- _Raw data_
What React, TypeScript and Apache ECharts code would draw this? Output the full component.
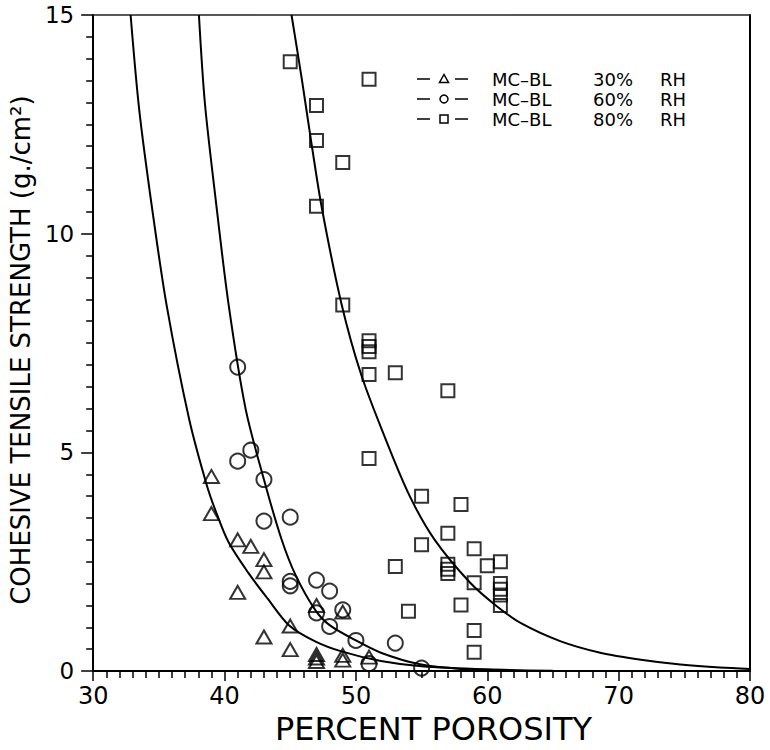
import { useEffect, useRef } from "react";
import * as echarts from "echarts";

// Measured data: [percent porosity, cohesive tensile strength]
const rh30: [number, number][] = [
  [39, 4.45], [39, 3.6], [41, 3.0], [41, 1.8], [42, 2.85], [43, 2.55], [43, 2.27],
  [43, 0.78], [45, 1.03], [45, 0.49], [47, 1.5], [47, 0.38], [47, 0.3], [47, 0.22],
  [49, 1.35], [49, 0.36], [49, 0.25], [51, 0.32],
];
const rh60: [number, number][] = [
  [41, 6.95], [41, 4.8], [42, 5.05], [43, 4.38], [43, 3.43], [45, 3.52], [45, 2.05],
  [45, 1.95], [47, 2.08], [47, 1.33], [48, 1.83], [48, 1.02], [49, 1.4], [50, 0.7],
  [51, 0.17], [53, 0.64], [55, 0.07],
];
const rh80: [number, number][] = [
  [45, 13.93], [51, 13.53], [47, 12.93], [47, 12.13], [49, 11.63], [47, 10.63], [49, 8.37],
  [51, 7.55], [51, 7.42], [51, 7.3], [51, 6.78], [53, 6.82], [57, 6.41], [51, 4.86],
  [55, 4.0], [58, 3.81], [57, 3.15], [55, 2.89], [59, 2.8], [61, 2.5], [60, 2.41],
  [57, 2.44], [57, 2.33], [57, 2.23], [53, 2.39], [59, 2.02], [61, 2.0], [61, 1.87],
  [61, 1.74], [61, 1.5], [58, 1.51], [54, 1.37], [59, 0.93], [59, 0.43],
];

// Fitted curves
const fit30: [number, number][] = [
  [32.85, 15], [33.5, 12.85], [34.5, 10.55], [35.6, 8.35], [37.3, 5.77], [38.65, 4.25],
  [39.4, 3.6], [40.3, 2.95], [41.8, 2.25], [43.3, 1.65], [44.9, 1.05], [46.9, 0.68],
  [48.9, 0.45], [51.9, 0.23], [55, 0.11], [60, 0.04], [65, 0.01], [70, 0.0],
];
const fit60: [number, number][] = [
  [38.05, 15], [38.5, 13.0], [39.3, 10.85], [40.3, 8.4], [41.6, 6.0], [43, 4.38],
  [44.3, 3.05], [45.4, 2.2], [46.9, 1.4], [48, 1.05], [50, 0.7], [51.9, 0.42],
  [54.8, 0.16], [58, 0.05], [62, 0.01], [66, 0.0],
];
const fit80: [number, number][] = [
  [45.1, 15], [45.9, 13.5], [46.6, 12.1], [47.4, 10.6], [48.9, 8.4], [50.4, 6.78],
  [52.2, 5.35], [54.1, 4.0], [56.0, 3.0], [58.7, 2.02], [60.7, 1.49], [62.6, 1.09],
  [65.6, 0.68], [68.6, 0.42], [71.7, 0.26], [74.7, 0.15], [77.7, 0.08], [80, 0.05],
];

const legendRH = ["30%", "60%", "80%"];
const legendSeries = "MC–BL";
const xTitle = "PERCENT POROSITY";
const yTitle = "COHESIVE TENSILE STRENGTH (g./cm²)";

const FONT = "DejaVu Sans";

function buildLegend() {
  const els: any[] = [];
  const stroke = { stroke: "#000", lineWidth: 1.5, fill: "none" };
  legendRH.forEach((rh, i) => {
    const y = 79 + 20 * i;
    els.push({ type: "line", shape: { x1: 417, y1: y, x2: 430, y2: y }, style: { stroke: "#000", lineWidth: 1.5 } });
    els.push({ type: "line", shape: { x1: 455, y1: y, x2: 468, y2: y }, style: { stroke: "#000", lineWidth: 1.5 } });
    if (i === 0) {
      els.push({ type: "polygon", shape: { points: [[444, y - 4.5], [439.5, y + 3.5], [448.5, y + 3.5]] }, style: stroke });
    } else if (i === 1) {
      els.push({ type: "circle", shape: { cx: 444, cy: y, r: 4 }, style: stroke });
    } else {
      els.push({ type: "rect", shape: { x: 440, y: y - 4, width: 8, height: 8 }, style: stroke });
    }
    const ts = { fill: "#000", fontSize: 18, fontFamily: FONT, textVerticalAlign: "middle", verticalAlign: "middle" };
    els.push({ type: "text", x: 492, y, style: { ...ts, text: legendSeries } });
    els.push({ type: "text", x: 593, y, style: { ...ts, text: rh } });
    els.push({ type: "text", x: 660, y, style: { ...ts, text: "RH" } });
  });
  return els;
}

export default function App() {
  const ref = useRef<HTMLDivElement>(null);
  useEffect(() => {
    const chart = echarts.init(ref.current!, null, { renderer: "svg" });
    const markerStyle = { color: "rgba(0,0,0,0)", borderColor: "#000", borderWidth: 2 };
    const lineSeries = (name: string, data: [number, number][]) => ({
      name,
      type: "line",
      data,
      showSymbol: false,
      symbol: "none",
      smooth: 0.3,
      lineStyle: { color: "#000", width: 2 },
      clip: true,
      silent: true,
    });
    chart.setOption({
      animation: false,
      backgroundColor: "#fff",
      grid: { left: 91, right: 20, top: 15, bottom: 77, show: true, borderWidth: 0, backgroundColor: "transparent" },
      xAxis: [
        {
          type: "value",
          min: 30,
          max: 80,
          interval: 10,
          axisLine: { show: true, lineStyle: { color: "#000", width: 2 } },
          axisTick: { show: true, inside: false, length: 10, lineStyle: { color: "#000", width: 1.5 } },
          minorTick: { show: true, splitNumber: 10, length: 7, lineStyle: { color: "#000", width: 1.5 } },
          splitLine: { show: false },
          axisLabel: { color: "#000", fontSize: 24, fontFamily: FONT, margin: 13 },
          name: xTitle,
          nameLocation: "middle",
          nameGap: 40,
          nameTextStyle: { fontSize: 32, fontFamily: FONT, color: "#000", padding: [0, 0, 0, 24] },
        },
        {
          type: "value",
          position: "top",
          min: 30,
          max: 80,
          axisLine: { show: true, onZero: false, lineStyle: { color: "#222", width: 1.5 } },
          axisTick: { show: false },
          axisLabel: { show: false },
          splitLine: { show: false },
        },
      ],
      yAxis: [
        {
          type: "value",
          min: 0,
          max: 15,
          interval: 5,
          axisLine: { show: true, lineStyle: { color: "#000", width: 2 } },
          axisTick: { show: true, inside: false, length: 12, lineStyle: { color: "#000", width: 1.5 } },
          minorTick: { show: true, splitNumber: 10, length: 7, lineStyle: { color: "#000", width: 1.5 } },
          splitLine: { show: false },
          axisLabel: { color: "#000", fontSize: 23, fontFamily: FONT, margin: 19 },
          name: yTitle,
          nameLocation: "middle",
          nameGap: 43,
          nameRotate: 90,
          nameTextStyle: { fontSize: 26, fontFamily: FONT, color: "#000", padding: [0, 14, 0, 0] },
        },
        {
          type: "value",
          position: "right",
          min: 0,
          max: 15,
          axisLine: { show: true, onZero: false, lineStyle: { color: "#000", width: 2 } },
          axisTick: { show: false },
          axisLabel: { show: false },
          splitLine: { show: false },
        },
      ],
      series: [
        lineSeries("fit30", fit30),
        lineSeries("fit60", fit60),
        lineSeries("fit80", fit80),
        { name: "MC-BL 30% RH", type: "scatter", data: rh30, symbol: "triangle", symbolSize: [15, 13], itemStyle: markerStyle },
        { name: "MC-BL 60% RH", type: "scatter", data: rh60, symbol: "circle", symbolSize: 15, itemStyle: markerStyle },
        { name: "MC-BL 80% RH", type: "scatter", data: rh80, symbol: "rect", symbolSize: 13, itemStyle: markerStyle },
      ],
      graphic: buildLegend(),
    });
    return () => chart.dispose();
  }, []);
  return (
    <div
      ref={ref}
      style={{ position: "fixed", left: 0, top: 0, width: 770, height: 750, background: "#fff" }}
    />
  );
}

- _Goal_
Reproduce the listing word for word and omit its pictures.

- _Expected answer_
What React, TypeScript and Apache ECharts code would draw this? Output the full component.
import { useEffect, useRef } from "react";
import * as echarts from "echarts";

// Measured data: [percent porosity, cohesive tensile strength]
const rh30: [number, number][] = [
  [39, 4.45], [39, 3.6], [41, 3.0], [41, 1.8], [42, 2.85], [43, 2.55], [43, 2.27],
  [43, 0.78], [45, 1.03], [45, 0.49], [47, 1.5], [47, 0.38], [47, 0.3], [47, 0.22],
  [49, 1.35], [49, 0.36], [49, 0.25], [51, 0.32],
];
const rh60: [number, number][] = [
  [41, 6.95], [41, 4.8], [42, 5.05], [43, 4.38], [43, 3.43], [45, 3.52], [45, 2.05],
  [45, 1.95], [47, 2.08], [47, 1.33], [48, 1.83], [48, 1.02], [49, 1.4], [50, 0.7],
  [51, 0.17], [53, 0.64], [55, 0.07],
];
const rh80: [number, number][] = [
  [45, 13.93], [51, 13.53], [47, 12.93], [47, 12.13], [49, 11.63], [47, 10.63], [49, 8.37],
  [51, 7.55], [51, 7.42], [51, 7.3], [51, 6.78], [53, 6.82], [57, 6.41], [51, 4.86],
  [55, 4.0], [58, 3.81], [57, 3.15], [55, 2.89], [59, 2.8], [61, 2.5], [60, 2.41],
  [57, 2.44], [57, 2.33], [57, 2.23], [53, 2.39], [59, 2.02], [61, 2.0], [61, 1.87],
  [61, 1.74], [61, 1.5], [58, 1.51], [54, 1.37], [59, 0.93], [59, 0.43],
];

// Fitted curves
const fit30: [number, number][] = [
  [32.85, 15], [33.5, 12.85], [34.5, 10.55], [35.6, 8.35], [37.3, 5.77], [38.65, 4.25],
  [39.4, 3.6], [40.3, 2.95], [41.8, 2.25], [43.3, 1.65], [44.9, 1.05], [46.9, 0.68],
  [48.9, 0.45], [51.9, 0.23], [55, 0.11], [60, 0.04], [65, 0.01], [70, 0.0],
];
const fit60: [number, number][] = [
  [38.05, 15], [38.5, 13.0], [39.3, 10.85], [40.3, 8.4], [41.6, 6.0], [43, 4.38],
  [44.3, 3.05], [45.4, 2.2], [46.9, 1.4], [48, 1.05], [50, 0.7], [51.9, 0.42],
  [54.8, 0.16], [58, 0.05], [62, 0.01], [66, 0.0],
];
const fit80: [number, number][] = [
  [45.1, 15], [45.9, 13.5], [46.6, 12.1], [47.4, 10.6], [48.9, 8.4], [50.4, 6.78],
  [52.2, 5.35], [54.1, 4.0], [56.0, 3.0], [58.7, 2.02], [60.7, 1.49], [62.6, 1.09],
  [65.6, 0.68], [68.6, 0.42], [71.7, 0.26], [74.7, 0.15], [77.7, 0.08], [80, 0.05],
];

const legendRH = ["30%", "60%", "80%"];
const legendSeries = "MC–BL";
const xTitle = "PERCENT POROSITY";
const yTitle = "COHESIVE TENSILE STRENGTH (g./cm²)";

const FONT = "DejaVu Sans";

function buildLegend() {
  const els: any[] = [];
  const stroke = { stroke: "#000", lineWidth: 1.5, fill: "none" };
  legendRH.forEach((rh, i) => {
    const y = 79 + 20 * i;
    els.push({ type: "line", shape: { x1: 417, y1: y, x2: 430, y2: y }, style: { stroke: "#000", lineWidth: 1.5 } });
    els.push({ type: "line", shape: { x1: 455, y1: y, x2: 468, y2: y }, style: { stroke: "#000", lineWidth: 1.5 } });
    if (i === 0) {
      els.push({ type: "polygon", shape: { points: [[444, y - 4.5], [439.5, y + 3.5], [448.5, y + 3.5]] }, style: stroke });
    } else if (i === 1) {
      els.push({ type: "circle", shape: { cx: 444, cy: y, r: 4 }, style: stroke });
    } else {
      els.push({ type: "rect", shape: { x: 440, y: y - 4, width: 8, height: 8 }, style: stroke });
    }
    const ts = { fill: "#000", fontSize: 18, fontFamily: FONT, textVerticalAlign: "middle", verticalAlign: "middle" };
    els.push({ type: "text", x: 492, y, style: { ...ts, text: legendSeries } });
    els.push({ type: "text", x: 593, y, style: { ...ts, text: rh } });
    els.push({ type: "text", x: 660, y, style: { ...ts, text: "RH" } });
  });
  return els;
}

export default function App() {
  const ref = useRef<HTMLDivElement>(null);
  useEffect(() => {
    const chart = echarts.init(ref.current!, null, { renderer: "svg" });
    const markerStyle = { color: "rgba(0,0,0,0)", borderColor: "#000", borderWidth: 2 };
    const lineSeries = (name: string, data: [number, number][]) => ({
      name,
      type: "line",
      data,
      showSymbol: false,
      symbol: "none",
      smooth: 0.3,
      lineStyle: { color: "#000", width: 2 },
      clip: true,
      silent: true,
    });
    chart.setOption({
      animation: false,
      backgroundColor: "#fff",
      grid: { left: 91, right: 20, top: 15, bottom: 77, show: true, borderWidth: 0, backgroundColor: "transparent" },
      xAxis: [
        {
          type: "value",
          min: 30,
          max: 80,
          interval: 10,
          axisLine: { show: true, lineStyle: { color: "#000", width: 2 } },
          axisTick: { show: true, inside: false, length: 10, lineStyle: { color: "#000", width: 1.5 } },
          minorTick: { show: true, splitNumber: 10, length: 7, lineStyle: { color: "#000", width: 1.5 } },
          splitLine: { show: false },
          axisLabel: { color: "#000", fontSize: 24, fontFamily: FONT, margin: 13 },
          name: xTitle,
          nameLocation: "middle",
          nameGap: 40,
          nameTextStyle: { fontSize: 32, fontFamily: FONT, color: "#000", padding: [0, 0, 0, 24] },
        },
        {
          type: "value",
          position: "top",
          min: 30,
          max: 80,
          axisLine: { show: true, onZero: false, lineStyle: { color: "#222", width: 1.5 } },
          axisTick: { show: false },
          axisLabel: { show: false },
          splitLine: { show: false },
        },
      ],
      yAxis: [
        {
          type: "value",
          min: 0,
          max: 15,
          interval: 5,
          axisLine: { show: true, lineStyle: { color: "#000", width: 2 } },
          axisTick: { show: true, inside: false, length: 12, lineStyle: { color: "#000", width: 1.5 } },
          minorTick: { show: true, splitNumber: 10, length: 7, lineStyle: { color: "#000", width: 1.5 } },
          splitLine: { show: false },
          axisLabel: { color: "#000", fontSize: 23, fontFamily: FONT, margin: 19 },
          name: yTitle,
          nameLocation: "middle",
          nameGap: 43,
          nameRotate: 90,
          nameTextStyle: { fontSize: 26, fontFamily: FONT, color: "#000", padding: [0, 14, 0, 0] },
        },
        {
          type: "value",
          position: "right",
          min: 0,
          max: 15,
          axisLine: { show: true, onZero: false, lineStyle: { color: "#000", width: 2 } },
          axisTick: { show: false },
          axisLabel: { show: false },
          splitLine: { show: false },
        },
      ],
      series: [
        lineSeries("fit30", fit30),
        lineSeries("fit60", fit60),
        lineSeries("fit80", fit80),
        { name: "MC-BL 30% RH", type: "scatter", data: rh30, symbol: "triangle", symbolSize: [15, 13], itemStyle: markerStyle },
        { name: "MC-BL 60% RH", type: "scatter", data: rh60, symbol: "circle", symbolSize: 15, itemStyle: markerStyle },
        { name: "MC-BL 80% RH", type: "scatter", data: rh80, symbol: "rect", symbolSize: 13, itemStyle: markerStyle },
      ],
      graphic: buildLegend(),
    });
    return () => chart.dispose();
  }, []);
  return (
    <div
      ref={ref}
      style={{ position: "fixed", left: 0, top: 0, width: 770, height: 750, background: "#fff" }}
    />
  );
}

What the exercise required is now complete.